Post Fri, Mar 30 2012, 10:09 am
[quote="amother"]
HindaRochel wrote:
amother wrote:
My husband is livid. I was brought up OUD. My husband is CY. My daughter does not want to keep CY anymore.

Can someone please explain why my husband is so against this? Does he have any justification? I can't understand the way he explains this. Is he right or is the teacher? I can't wrap my mind around this.


I just want to get clear here: did your daughter's teacher tell her, specifically, that SHE could eat OUD or did the teacher tell the class that OUD was kosher? Did your daughter ASK the teacher; is OUD kosher? Or did she state to the teacher, "My father doesn't accept OUD, may I eat it? Or; is it kosher?

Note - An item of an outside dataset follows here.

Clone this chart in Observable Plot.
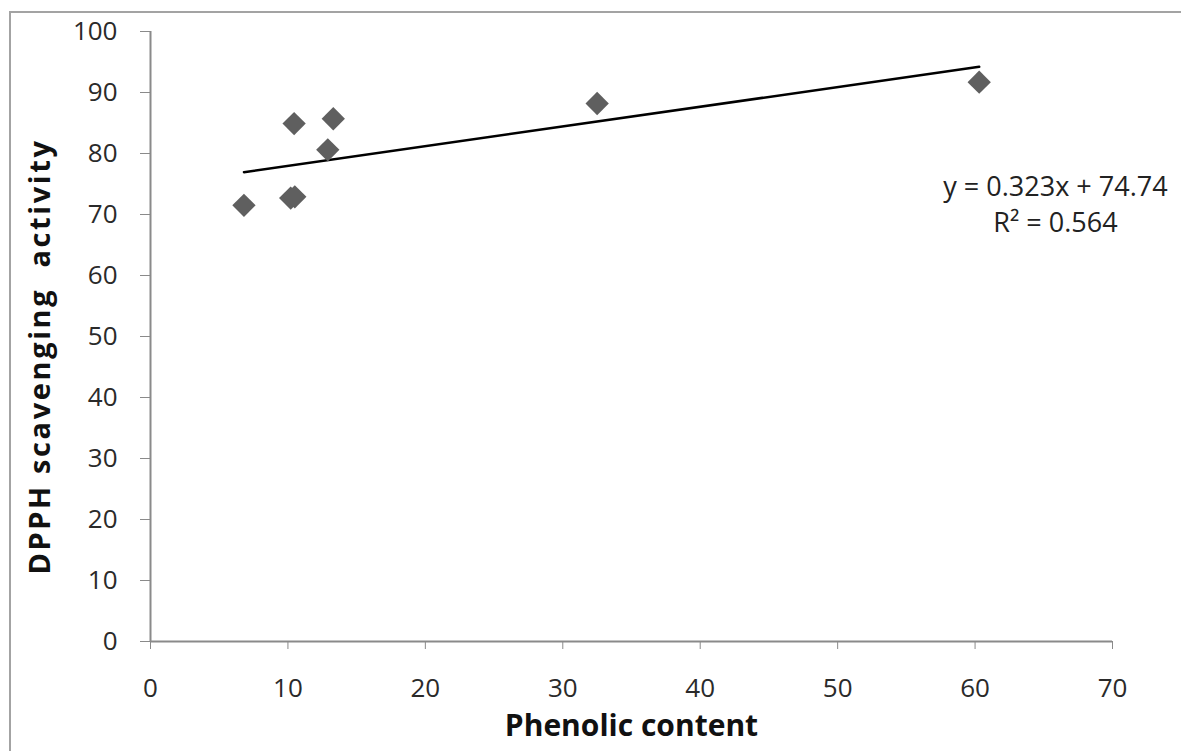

OUD IS kosher. The teacher should not have told your daughter that she could eat OUD IF she knew it was chalav stam AND that your husband didn't hold it was kosher.


Quote:
The teacher said specifically oud was ok to eat, but that cy was better. According to my daughter, it was part of class teaching. My daughter is very shy in class to speak up, so I can't imagine she would discuss our situation specifically. The teacher did not discuss the issue in terms of kosher non-kosher, but in terms of ok to eat and better.


Well then the teacher didn't do anything wrong. OUD is fine to eat. It IS kosher. It is NOT problematic.

Quote:
My husband would say something is problematical rather than not kosher. My relatives eat oud, he never says, they are eating trief. He is not a jerk.


He shouldn't be saying it is problematic. He should be saying "I don't eat non-CY. I don't understand why your dh was livid.